GALLERY 1+2
THE BLACK SHOW
DARREN SYLVESTER – ROB MCHAFFIE – TARA GILBEE – NEVADA DUFFY – ROB MCLEISH – BRIGID HEALY – ANGELA THIRLWELL LISA BENSON – HAYLEY WEST – ROSLISHAM ISMAIL AKA ISE – GREG SPILLER – TIM STERLING – RIKI METISSE MARLOW – JON BUTT – ELEANOR BUTT – PIP DAVEY – KENT WILSON – THE WHITE TRASH OF ASIA – ROZALIND DRUMMOND
– GABRIEL CARAZO – MILA FARANOV
What is this Black?
When we think of black, it is often in relation to product, which helps us to appreciate it somewhat more clearly for what it can be or what we most obviously, have come to know it to be. In the realm of product it denotes the classic, the uncluttered, the monastic, free of fuss, full of luring sophistication. It protests its seriousness and its abhorrence of the frivolity of colour. Its power is direct and strong.

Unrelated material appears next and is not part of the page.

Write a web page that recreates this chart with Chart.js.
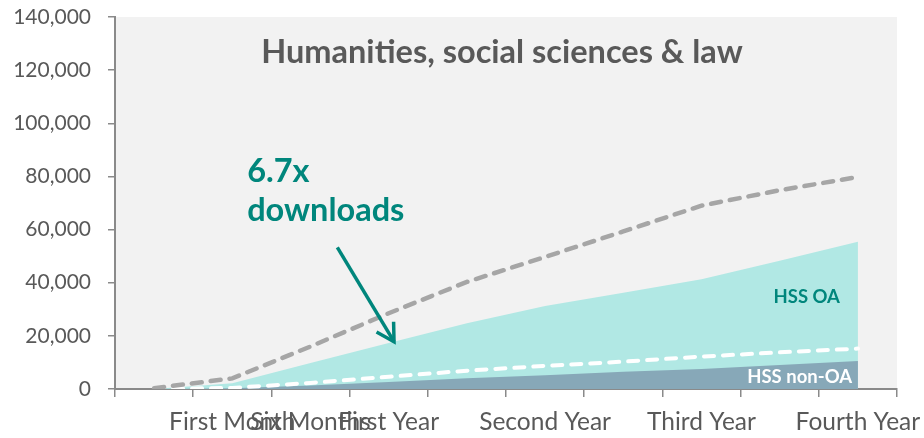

Removing the focus from product it can be many other possibilities that sit outside of materiality.
Black is the dark and hidden parts of our private and collective histories; wounds transforming into the abyss. It is the black of shame and horror that slips into a shadowy past.
Colour leaves us with no reminder of the natural world, as blacks’ primary affection comes from the enveloping night, the consuming nullification of sleep and either the blur of black thoughts or the quiet of the meditative mind. In all cases it holds a position beyond the activity of the day to day.
It’s void defies it’s origin as the absorber of all light and colour to become a presence and simultaneously an absence. It is ‘without’ and yet contradicts itself with the force of presence through its lack. Within the absence arises the pulse of potentiality, the unknown, swimming within the viscous density, the secrecy that hides within the fold.
For the artists participating we asked them to look at black from the centre of their own practice. The possibility exists to explore black as an emotive language or in its literal tome or perhaps re-configuring it in a philosophical sense. All of these possibilities are encouraged.